Pour avoir un bon aperçu des capacités à venir, il peut être intéressant de se pencher sur une des images les moins commentées, certainement la moins spectaculaire à première vue : le spectre de WASP 96b. Cette exoplanète un peu plus grosse que Jupiter est une géante gazeuse située à 2 000 années-lumière de nous. Elle est très proche de son étoile et en fait le tour en à peine trois jours, ce qui est très pratique pour la distinguer avec la méthode des transits. Chacun de ses passages devant l’étoile fait baisser la luminosité, et comme ces passages sont fréquents, ils sont plus facilement repérables. Ici, James Webb a pu observer son spectre, c’est-à-dire la composition de son atmosphère, et y a trouvé de l’eau. « Pour trouver ces signatures spectrales liées à l’eau, il fallait aller plus loin dans l’infrarouge, précise Lucie Leboulleux. C’est pour cela qu’Hubble en était incapable. Ici, il s’est concentré sur l’eau mais il pourrait aussi trouver du dioxyde de carbone, de l’oxygène, ou du méthane ! »

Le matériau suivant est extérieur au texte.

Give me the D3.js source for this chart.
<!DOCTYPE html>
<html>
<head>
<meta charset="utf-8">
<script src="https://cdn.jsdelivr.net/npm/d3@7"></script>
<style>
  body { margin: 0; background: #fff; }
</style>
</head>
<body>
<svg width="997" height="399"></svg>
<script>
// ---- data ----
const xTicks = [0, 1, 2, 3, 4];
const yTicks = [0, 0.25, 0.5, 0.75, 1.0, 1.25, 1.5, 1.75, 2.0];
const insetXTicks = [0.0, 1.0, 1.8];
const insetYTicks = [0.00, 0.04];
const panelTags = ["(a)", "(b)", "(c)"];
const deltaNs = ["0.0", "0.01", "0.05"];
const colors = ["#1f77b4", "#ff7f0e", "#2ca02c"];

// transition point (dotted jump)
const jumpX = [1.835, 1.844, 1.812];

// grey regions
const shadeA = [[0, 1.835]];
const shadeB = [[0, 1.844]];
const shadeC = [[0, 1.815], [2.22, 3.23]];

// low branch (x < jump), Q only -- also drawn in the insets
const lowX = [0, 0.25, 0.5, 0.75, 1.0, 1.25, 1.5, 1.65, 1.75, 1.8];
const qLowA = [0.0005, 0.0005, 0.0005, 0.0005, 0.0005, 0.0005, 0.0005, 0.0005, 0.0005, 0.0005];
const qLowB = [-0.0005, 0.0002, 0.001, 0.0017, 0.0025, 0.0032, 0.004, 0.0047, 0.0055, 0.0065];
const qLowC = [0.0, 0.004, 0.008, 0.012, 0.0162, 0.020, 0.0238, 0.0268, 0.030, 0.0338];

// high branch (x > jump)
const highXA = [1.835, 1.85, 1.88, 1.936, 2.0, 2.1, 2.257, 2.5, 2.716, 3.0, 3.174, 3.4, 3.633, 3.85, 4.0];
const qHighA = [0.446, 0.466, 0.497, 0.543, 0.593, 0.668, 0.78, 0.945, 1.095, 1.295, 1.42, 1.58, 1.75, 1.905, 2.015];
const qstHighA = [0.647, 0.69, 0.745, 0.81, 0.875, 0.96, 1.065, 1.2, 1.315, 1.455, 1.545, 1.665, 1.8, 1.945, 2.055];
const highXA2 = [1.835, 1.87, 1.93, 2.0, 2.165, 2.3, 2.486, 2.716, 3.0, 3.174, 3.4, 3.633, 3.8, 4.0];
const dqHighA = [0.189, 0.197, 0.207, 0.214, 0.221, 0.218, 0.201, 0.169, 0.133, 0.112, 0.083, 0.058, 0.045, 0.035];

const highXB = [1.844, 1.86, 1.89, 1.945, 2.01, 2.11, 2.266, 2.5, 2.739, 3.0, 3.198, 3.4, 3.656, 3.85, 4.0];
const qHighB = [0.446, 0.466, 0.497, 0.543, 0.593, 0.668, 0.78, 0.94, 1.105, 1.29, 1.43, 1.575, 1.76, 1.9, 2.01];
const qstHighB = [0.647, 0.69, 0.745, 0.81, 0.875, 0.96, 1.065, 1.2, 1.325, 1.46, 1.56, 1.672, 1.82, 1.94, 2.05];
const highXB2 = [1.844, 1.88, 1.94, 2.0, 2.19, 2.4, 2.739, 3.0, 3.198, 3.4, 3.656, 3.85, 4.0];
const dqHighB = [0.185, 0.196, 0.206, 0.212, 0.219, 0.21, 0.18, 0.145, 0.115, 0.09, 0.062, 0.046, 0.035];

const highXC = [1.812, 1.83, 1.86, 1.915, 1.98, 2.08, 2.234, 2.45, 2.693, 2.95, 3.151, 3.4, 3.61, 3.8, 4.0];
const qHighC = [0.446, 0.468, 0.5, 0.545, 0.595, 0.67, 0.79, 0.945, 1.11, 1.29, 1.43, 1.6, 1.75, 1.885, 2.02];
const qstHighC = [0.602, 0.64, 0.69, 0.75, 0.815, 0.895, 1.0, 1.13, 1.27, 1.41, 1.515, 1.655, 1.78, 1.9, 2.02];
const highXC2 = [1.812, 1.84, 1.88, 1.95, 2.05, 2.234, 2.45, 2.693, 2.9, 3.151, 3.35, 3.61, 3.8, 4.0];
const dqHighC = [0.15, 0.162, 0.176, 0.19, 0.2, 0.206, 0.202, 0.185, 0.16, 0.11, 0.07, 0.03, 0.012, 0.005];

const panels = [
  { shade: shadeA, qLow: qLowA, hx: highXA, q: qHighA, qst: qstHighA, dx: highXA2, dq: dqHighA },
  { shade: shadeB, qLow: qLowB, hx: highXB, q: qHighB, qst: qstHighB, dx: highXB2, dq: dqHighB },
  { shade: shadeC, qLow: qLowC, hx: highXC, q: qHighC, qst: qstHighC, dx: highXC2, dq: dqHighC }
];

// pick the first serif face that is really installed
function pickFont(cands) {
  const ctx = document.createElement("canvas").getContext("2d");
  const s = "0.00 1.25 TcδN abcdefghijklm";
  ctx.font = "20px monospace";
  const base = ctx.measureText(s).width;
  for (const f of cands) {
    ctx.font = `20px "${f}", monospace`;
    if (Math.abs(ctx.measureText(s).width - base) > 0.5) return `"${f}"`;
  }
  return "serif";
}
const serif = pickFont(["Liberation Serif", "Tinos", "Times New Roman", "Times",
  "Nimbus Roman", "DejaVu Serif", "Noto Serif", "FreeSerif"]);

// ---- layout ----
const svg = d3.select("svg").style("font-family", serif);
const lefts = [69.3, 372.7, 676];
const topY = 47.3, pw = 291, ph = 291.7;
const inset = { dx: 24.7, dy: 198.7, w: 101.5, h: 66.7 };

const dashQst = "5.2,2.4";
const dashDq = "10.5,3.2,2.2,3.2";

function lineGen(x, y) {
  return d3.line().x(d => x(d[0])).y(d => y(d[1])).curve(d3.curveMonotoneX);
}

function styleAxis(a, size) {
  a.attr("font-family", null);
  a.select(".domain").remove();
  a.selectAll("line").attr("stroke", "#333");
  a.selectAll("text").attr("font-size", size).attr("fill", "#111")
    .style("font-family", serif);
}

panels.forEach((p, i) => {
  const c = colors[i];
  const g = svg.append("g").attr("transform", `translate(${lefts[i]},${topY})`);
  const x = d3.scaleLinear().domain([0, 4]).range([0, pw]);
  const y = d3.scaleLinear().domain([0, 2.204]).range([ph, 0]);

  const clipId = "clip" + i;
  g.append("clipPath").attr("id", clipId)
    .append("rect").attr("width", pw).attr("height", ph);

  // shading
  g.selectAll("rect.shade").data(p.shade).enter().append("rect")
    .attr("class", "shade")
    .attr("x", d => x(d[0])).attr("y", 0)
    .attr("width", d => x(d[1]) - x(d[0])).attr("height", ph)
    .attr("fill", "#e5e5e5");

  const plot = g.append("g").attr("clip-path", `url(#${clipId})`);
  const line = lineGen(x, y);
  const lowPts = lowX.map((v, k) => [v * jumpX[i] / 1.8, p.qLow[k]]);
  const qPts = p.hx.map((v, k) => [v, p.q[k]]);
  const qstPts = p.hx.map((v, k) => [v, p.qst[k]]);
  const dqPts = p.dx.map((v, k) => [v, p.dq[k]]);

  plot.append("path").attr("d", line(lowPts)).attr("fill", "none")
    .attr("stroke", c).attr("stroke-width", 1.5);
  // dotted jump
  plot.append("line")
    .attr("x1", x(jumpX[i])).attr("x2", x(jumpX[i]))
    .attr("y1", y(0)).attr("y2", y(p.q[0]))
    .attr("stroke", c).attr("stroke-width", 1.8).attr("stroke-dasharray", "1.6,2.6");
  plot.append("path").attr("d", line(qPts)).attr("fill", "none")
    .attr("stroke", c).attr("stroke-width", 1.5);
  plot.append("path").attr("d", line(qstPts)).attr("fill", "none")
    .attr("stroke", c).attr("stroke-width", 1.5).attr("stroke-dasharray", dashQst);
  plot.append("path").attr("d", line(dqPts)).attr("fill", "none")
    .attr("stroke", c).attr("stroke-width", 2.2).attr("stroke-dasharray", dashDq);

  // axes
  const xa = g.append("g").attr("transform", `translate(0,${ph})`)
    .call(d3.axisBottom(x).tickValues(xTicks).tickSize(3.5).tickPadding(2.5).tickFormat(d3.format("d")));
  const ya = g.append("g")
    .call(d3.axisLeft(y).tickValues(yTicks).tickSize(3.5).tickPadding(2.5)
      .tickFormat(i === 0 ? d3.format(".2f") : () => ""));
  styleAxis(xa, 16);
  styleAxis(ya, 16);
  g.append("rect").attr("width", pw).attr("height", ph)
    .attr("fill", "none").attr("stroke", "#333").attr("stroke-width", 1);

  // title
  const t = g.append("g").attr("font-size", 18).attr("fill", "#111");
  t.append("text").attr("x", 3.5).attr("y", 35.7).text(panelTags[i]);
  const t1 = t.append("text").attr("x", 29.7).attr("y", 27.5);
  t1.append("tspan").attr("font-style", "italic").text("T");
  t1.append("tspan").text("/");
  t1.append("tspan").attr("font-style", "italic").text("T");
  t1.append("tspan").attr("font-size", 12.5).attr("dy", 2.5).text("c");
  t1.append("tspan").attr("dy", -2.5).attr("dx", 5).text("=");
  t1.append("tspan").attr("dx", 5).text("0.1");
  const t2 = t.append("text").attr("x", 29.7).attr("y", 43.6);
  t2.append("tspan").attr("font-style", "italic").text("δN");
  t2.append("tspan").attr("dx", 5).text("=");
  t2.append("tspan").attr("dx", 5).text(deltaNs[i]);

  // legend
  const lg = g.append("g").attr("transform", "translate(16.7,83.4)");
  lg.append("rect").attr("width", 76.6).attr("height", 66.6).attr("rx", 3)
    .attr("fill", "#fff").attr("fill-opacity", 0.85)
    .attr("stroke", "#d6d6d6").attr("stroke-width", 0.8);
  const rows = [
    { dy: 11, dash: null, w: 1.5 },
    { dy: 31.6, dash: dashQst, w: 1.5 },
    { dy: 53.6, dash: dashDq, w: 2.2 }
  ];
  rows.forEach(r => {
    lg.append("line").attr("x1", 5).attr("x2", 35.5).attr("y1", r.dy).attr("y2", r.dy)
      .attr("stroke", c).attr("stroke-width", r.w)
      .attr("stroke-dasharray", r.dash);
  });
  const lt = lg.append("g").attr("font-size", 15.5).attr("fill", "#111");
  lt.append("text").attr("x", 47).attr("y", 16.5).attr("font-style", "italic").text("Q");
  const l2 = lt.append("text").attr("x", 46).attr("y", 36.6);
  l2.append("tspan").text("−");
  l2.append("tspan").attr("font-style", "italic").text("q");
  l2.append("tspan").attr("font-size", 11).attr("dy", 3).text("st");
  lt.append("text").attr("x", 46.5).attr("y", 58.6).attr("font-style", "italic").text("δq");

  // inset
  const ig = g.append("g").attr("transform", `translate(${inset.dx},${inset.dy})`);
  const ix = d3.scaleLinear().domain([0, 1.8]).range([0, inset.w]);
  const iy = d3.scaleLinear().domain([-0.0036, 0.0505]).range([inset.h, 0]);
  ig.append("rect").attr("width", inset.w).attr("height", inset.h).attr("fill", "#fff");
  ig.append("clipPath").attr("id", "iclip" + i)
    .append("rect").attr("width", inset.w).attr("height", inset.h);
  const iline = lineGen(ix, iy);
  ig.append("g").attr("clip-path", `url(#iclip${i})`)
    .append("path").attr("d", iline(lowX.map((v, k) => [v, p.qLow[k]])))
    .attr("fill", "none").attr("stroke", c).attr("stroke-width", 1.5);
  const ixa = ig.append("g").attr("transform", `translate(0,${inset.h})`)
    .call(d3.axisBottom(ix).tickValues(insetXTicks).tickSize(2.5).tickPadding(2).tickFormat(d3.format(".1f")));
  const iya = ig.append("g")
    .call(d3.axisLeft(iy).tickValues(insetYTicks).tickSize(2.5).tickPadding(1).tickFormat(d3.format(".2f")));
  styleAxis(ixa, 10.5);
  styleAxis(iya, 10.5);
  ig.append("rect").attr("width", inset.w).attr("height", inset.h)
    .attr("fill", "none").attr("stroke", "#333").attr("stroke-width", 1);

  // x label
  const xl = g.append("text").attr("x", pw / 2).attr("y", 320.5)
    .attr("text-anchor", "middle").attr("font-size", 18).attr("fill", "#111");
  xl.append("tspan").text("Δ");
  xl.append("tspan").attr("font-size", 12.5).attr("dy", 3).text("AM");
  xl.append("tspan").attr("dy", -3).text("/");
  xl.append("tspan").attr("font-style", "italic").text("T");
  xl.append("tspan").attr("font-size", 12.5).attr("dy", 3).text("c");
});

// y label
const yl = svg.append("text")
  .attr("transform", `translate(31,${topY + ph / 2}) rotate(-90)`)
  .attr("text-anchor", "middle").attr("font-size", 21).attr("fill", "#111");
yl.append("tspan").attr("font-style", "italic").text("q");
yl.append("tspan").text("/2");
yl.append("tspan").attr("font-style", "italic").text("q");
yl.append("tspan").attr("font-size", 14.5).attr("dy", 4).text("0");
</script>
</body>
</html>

La composition en CO2 de WASP-96 b. // Source : Nasa
L’analyse de la composition de l’atmosphère de WASP-96 b. // Source : Nasa

Dans ce cas précis, l’observatoire a commencé par une cible facile : une exoplanète grosse, brillante et pas trop lointaine. Mais un peu plus d’efforts lui permettront de faire la même chose avec des planètes plus petites, plus proches de ce à quoi ressemble la Terre. « Il ne trouvera pas de preuve de vie, prévient Lucie Leboulleux. En revanche, il pourra trouver des indices sur des mondes potentiellement habitables. Et grâce à ce ciblage, de futurs télescopes plus performants pourront, eux, détecter des signes de vie. »

Après des décennies de développement et des milliards de dollars dépensés, les différentes agences spatiales impliquées promettaient une révolution de l’astronomie avec le JWST. Ce premier aperçu de ses capacités semble bien indiquer que cette révolution aura bien lieu.